Video Transcript
Evaluate the integral of one
divided by the square root of 𝑥 squared minus two 𝑥 minus eight with respect to
𝑥.
The question is asking us to
evaluate this integral. This is a very complicated-looking
integral. We can’t evaluate this integral
directly. In fact, it’s very difficult to see
which tool we should use to begin evaluating this integral. Usually, in these cases, the first
thing we should try is rewriting our integrand into a form which we can
integrate. We see that our integrand contains
a quadratic, so we’ll try completing the square. To complete the square, we’ll start
by halving our coefficient of 𝑥. We get 𝑥 minus one all
squared. We then see that this is equal to
𝑥 squared minus two 𝑥 plus one. But we want negative eight. So we need to subtract nine from
both sides of this equation.
So this means we’ve rewritten 𝑥
squared minus two 𝑥 minus eight as 𝑥 minus one all squared minus nine. So we can then use this to rewrite
our integrand. We get the integral of one divided
by the square root of 𝑥 minus one squared minus nine with respect to 𝑥. We can then notice this is starting
to look like one of our derivative rules. We know, for any constant 𝑎 not
equal to zero, the derivative of the inverse cosh of 𝑡 divided by 𝑎 with respect
to 𝑡 is equal to one divided by the square root of 𝑡 squared minus 𝑎 squared.
To write our integrand in this
form, we’ll want to use the substitution 𝑢 is equal to 𝑥 minus one. We’ll differentiate both sides of
this substitution with respect to 𝑥. We get d𝑢 by the d𝑥 is equal to
one. And we know that d𝑢 by d𝑥 is not
a fraction; however, we can treat it a little bit like a fraction. This gives us the equivalent
statement in terms of differentials d𝑢 is equal to d𝑥. This means to evaluate our integral
using our 𝑢 substitution, we’ll write d𝑥 with d𝑢 and 𝑥 minus one with 𝑢. This gives us the integral of one
divided by the square root of 𝑢 squared minus nine with respect to 𝑢.

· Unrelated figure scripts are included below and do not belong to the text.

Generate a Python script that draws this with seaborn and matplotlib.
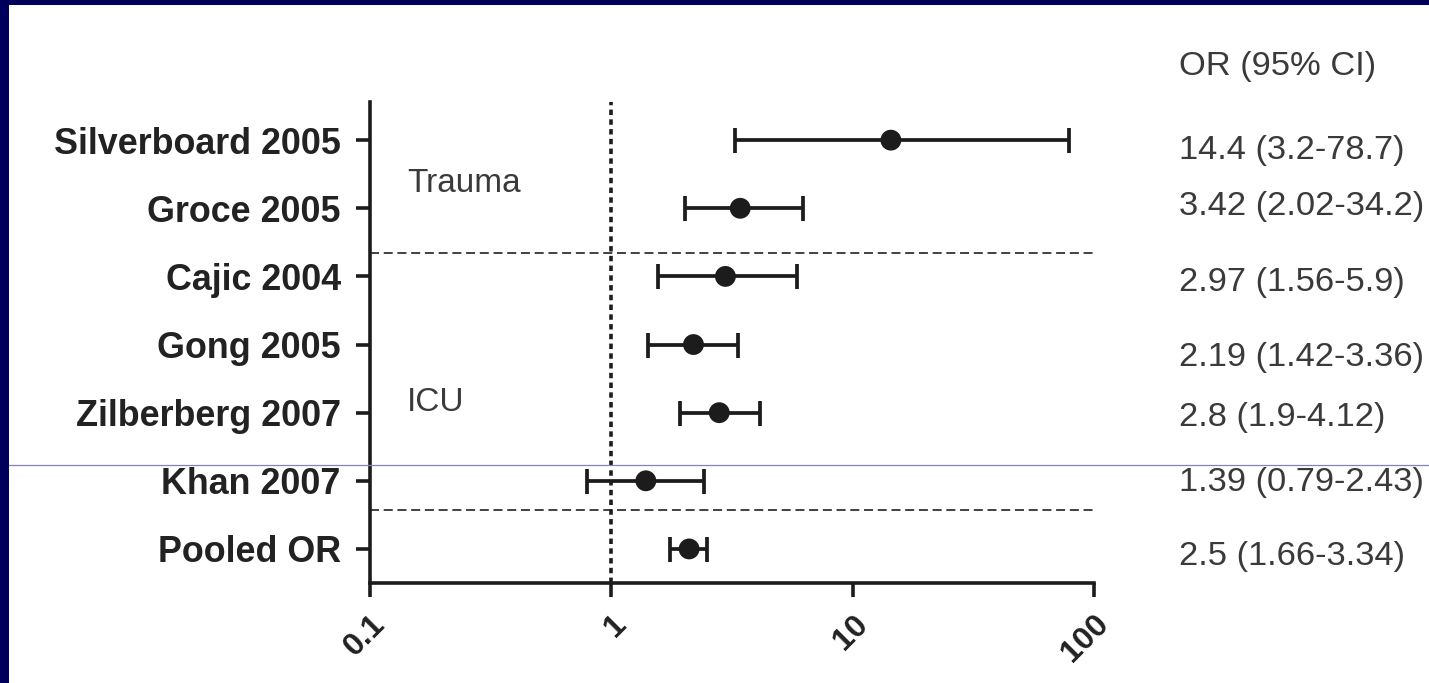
import numpy as np
import pandas as pd
import matplotlib
matplotlib.use("Agg")
import matplotlib.pyplot as plt
from matplotlib.patches import Rectangle
from matplotlib.lines import Line2D
import matplotlib.transforms as mtransforms
import seaborn as sns

# ---- data ----
studies = ["Silverboard 2005", "Groce 2005", "Cajic 2004", "Gong 2005",
           "Zilberberg 2007", "Khan 2007", "Pooled OR"]
odds_ratio = [14.4, 3.42, 2.97, 2.19, 2.8, 1.39, 2.1]
ci_low = [3.25, 2.02, 1.56, 1.42, 1.92, 0.79, 1.75]
ci_high = [79.0, 6.2, 5.9, 3.36, 4.12, 2.43, 2.5]
or_text = ["14.4 (3.2-78.7)", "3.42 (2.02-34.2)", "2.97 (1.56-5.9)",
           "2.19 (1.42-3.36)", "2.8 (1.9-4.12)", "1.39 (0.79-2.43)",
           "2.5 (1.66-3.34)"]
column_title = "OR (95% CI)"
group_labels = ["Trauma", "ICU"]
xticks = [0.1, 1, 10, 100]
xtick_labels = ["0.1", "1", "10", "100"]

df = pd.DataFrame({"study": studies, "OR": odds_ratio,
                   "lo": ci_low, "hi": ci_high})

# ---- style ----
sns.set_style("ticks")
plt.rcParams["font.family"] = ["Liberation Sans", "DejaVu Sans"]

W, H = 1429, 683
fig = plt.figure(figsize=(W / 100, H / 100), dpi=100, facecolor="#00005c")
fig.patches.append(Rectangle((9 / W, 0), 1 - 9 / W, 1 - 5 / H,
                             transform=fig.transFigure, facecolor="white",
                             edgecolor="none", zorder=-10))

ax = fig.add_axes([370 / W, 100 / H, 724 / W, 481 / H])
ax.set_facecolor("white")

ink = "#1c1c1c"
ax.errorbar(df["OR"], df["study"],
            xerr=[df["OR"] - df["lo"], df["hi"] - df["OR"]],
            fmt="none", ecolor=ink, elinewidth=2.7, capsize=9,
            capthick=2.7, zorder=3)
sns.scatterplot(data=df, x="OR", y="study", ax=ax, s=15 ** 2, color=ink,
                edgecolor="none", zorder=4, legend=False)

ax.set_xscale("log")
ax.set_xlim(0.1, 100)
ax.set_ylim(6.5, -0.56)
ax.set_xticks(xticks)
ax.set_xticklabels(xtick_labels)
ax.xaxis.set_minor_locator(matplotlib.ticker.NullLocator())
ax.set_xlabel("")
ax.set_ylabel("")

# reference lines
ax.axvline(1, color=ink, lw=2.6, linestyle=(0, (1.5, 1.2)), zorder=2)
ax.axhline(1.66, color="#333333", lw=1.3, linestyle=(0, (5, 2.6)), zorder=1)
ax.axhline(5.43, color="#333333", lw=1.3, linestyle=(0, (5, 2.6)), zorder=1)

sns.despine(ax=ax)
for s in ("left", "bottom"):
    ax.spines[s].set_linewidth(2.6)
    ax.spines[s].set_color(ink)

ax.tick_params(axis="both", length=10, width=2.6, color=ink, direction="out")
ax.tick_params(axis="y", pad=11)
ax.tick_params(axis="x", pad=9)
for lab in ax.get_yticklabels():
    lab.set_fontsize(25.8)
    lab.set_fontweight("bold")
    lab.set_color("#222222")
for lab in ax.get_xticklabels():
    lab.set_fontsize(23)
    lab.set_fontweight("bold")
    lab.set_color("#222222")
    lab.set_rotation(45)
    lab.set_ha("right")
    lab.set_va("top")
    lab.set_rotation_mode("anchor")

# group labels
trans = mtransforms.blended_transform_factory(ax.transAxes, ax.transData)
ax.text(0.051, 0.63, group_labels[0], transform=trans, fontsize=24,
        color="#3a3a3a", va="center", ha="left")
ax.text(0.051, 3.85, group_labels[1], transform=trans, fontsize=24,
        color="#3a3a3a", va="center", ha="left")

# right column
text_y_px = [150, 207, 283, 357, 417, 482, 557]
fig.text(1179 / W, 1 - 67 / H, column_title, fontsize=24.8,
         color="#3a3a3a", va="center", ha="left")
for t, ypx in zip(or_text, text_y_px):
    fig.text(1179 / W, 1 - ypx / H, t, fontsize=24.8, color="#3a3a3a",
             va="center", ha="left")

# thin artefact line across the slide
fig.add_artist(Line2D([9 / W, 1], [1 - 465 / H, 1 - 465 / H],
                      transform=fig.transFigure, color="#8282b8",
                      lw=0.9, zorder=20))

fig.savefig("out.png", dpi=100, facecolor=fig.get_facecolor())
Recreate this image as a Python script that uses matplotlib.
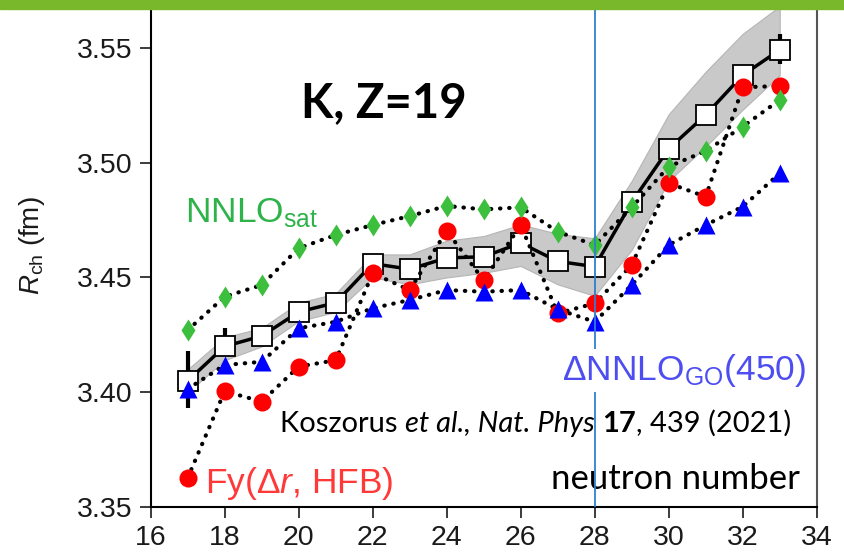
import matplotlib
matplotlib.use('Agg')
import matplotlib.pyplot as plt
from matplotlib import transforms
import numpy as np

plt.rcParams['font.family'] = ['Liberation Sans', 'DejaVu Sans']
plt.rcParams['mathtext.fontset'] = 'custom'
plt.rcParams['mathtext.rm'] = 'Liberation Sans'
plt.rcParams['mathtext.it'] = 'Liberation Sans:italic'
plt.rcParams['mathtext.bf'] = 'Liberation Sans:bold'

# neutron number
N = [17, 18, 19, 20, 21, 22, 23, 24, 25, 26, 27, 28, 29, 30, 31, 32, 33]

# experiment (Koszorus et al.)
r_exp = [3.405, 3.420, 3.4245, 3.435, 3.439, 3.456, 3.4536, 3.4585, 3.459,
         3.465, 3.457, 3.4547, 3.4827, 3.506, 3.5207, 3.538, 3.549]
err_N = [17, 18, 33]
err_lo = [0.012, 0.004, 0.006]
err_hi = [0.013, 0.008, 0.007]

# shaded band
band_lo = [3.400, 3.414, 3.420, 3.431, 3.435, 3.450, 3.447, 3.450, 3.452,
           3.455, 3.447, 3.442, 3.462, 3.492, 3.507, 3.523, 3.538]
band_hi = [3.410, 3.424, 3.428, 3.439, 3.443, 3.460, 3.460, 3.466, 3.468,
           3.473, 3.469, 3.467, 3.492, 3.521, 3.5395, 3.556, 3.568]

# Fy(dr, HFB)
r_fy = [3.3628, 3.4005, 3.396, 3.4112, 3.414, 3.4518, 3.4445, 3.4703, 3.4487,
        3.4728, 3.4344, 3.4387, 3.4554, 3.491, 3.4851, 3.5327, 3.5333]
# dNNLO_GO(450)
r_go = [3.4015, 3.4119, 3.4133, 3.4279, 3.4307, 3.4366, 3.4402, 3.4445, 3.4438,
        3.4445, 3.4361, 3.4307, 3.4467, 3.4641, 3.4728, 3.4808, 3.4953]
# NNLO_sat
r_sat = [3.4271, 3.4416, 3.4467, 3.4627, 3.4685, 3.4728, 3.4767, 3.4811, 3.4796,
         3.4805, 3.4699, 3.4641, 3.4805, 3.4982, 3.505, 3.5156, 3.5272]

fig = plt.figure(figsize=(8.44, 5.56), dpi=100)
ax = fig.add_axes([150.7 / 844, 1 - 507.3 / 556, 666 / 844, 501.1 / 556])

ax.fill_between(N, band_lo, band_hi, color='#c9c9c9', edgecolor='#b5b5b5', lw=0.8, zorder=1)

dots = dict(ls=(0, (0.1, 2.1)), lw=3, color='black', dash_capstyle='round', zorder=3)
ax.plot(N, r_fy, **dots)
ax.plot(N, r_go, **dots)
ax.plot(N, r_sat, **dots)

ax.plot(N, r_exp, color='black', lw=2.5, zorder=2)
err_val = [r_exp[N.index(n)] for n in err_N]
ax.errorbar(err_N, err_val, yerr=[err_lo, err_hi], fmt='none', ecolor='black',
            elinewidth=3, capsize=0, zorder=2)
ax.plot(N, r_exp, ls='none', marker='s', ms=14, mfc='white', mec='black', mew=1.3, zorder=2.5)

ax.plot(N, r_fy, ls='none', marker='o', ms=13, color='#ff0000', mec='none', zorder=4)
ax.plot(N, r_sat, ls='none', marker='d', ms=11.5, color='#3cbf3c', mec='none', zorder=4)
ax.plot(N, r_go, ls='none', marker='^', ms=12.5, color='#0000ff', mec='none', zorder=4)

ax.axvline(28, color='#2f7fd0', lw=1.3, zorder=6)

ax.set_xlim(16, 34)
ax.set_ylim(3.35, 3.568)
ax.set_xticks(np.arange(16, 35, 2))
ax.set_yticks([3.35, 3.40, 3.45, 3.50, 3.55])
ax.set_yticklabels(['3.35', '3.40', '3.45', '3.50', '3.55'])
ax.tick_params(direction='out', length=8, width=1.2, labelsize=20.5, colors='#1a1a1a', pad=5)
ax.spines['top'].set_visible(False)
ax.spines['left'].set_linewidth(1.5)
ax.spines['bottom'].set_linewidth(1.5)
ax.spines['right'].set_color('#555555')
ax.spines['right'].set_linewidth(1.5)

fig.text(32 / 844, 1 - 246 / 556, r'$R_{\rm ch}$ (fm)', rotation=90, fontsize=20,
         ha='center', va='center', color='#1a1a1a')

ax.text(20.05, 3.5259, 'K, Z=19', fontsize=34, fontweight='bold', family='Lato',
        ha='left', va='center')
ax.text(16.93, 3.4741, r'NNLO$_{\rm sat}$', fontsize=25.5, color='#2eb34a', ha='left', va='baseline')
ax.text(27.12, 3.4054, r'ΔNNLO$_{\rm GO}$(450)', fontsize=25.5, color='#4d4df2', ha='left', va='baseline',
        zorder=7, bbox=dict(facecolor='white', edgecolor='none', pad=2))
ax.text(17.47, 3.3562, r'Fy(Δ$\mathit{r}$, HFB)', fontsize=25.5, color='#ff3838', ha='left', va='baseline')

ax.text(33.55, 3.358, 'neutron number', fontsize=25, family='Lato', ha='right', va='baseline')

# citation with mixed styles
pieces = [('Koszorus ', 'normal', 'normal'), ('et al., Nat. Phys', 'italic', 'normal'),
          (' ', 'normal', 'normal'), ('17', 'normal', 'bold'), (', 439 (2021)', 'normal', 'normal')]
renderer = fig.canvas.get_renderer()
trans = ax.transData
xc, yc = 19.5, 3.3829
for s, st, wt in pieces:
    t = ax.text(xc, yc, s, fontsize=21, family='Lato', style=st, fontweight=wt,
                ha='left', va='baseline', transform=trans, zorder=5)
    ext = t.get_window_extent(renderer)
    trans = transforms.offset_copy(t.get_transform(), fig=fig, x=ext.width, units='dots')

# green bar on top
fig.add_artist(plt.Rectangle((0, 1 - 9 / 556), 1, 9 / 556, transform=fig.transFigure,
                             color='#78b82a', zorder=10))

plt.savefig('out.png', dpi=100)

And we can now see our integrand is
exactly in the form of our derivative rule, where instead of 𝑡 we have 𝑢 and
instead of 𝑎 we have three because three squared is equal to nine. So by using our integral rule,
where 𝑡 equal to 𝑢 and 𝑎 equal to three, we can rewrite our integrand as the
derivative of the inverse cosh of 𝑢 over three with respect to 𝑢. So using this, we get the integral
with respect to 𝑢 of the derivative of the inverse cosh of 𝑢 over three with
respect to 𝑢. And now, we can see we’re taking
the integral with respect to 𝑢 of the derivative with respect to 𝑢. And integration and differentiation
are opposite processes.
So this just gives us the inverse
cosh of 𝑢 divided by three plus our constant of integration 𝐶. So when we integrate this
derivative, we’ll just get the function plus a constant of integration 𝐶. This gives us the inverse cosh of
𝑢 over three plus 𝐶. And remember, we’re evaluating the
integral in terms of 𝑥. So we should give our answer in
terms of 𝑥. We’ll do this by using our
substitution 𝑢 is equal to 𝑥 minus one. And this gives us our final
answer. We’ve shown the integral of one
divided by the square root of 𝑥 squared minus two 𝑥 minus eight with respect to 𝑥
is equal to the inverse cosh of 𝑥 minus one divided by three plus 𝐶.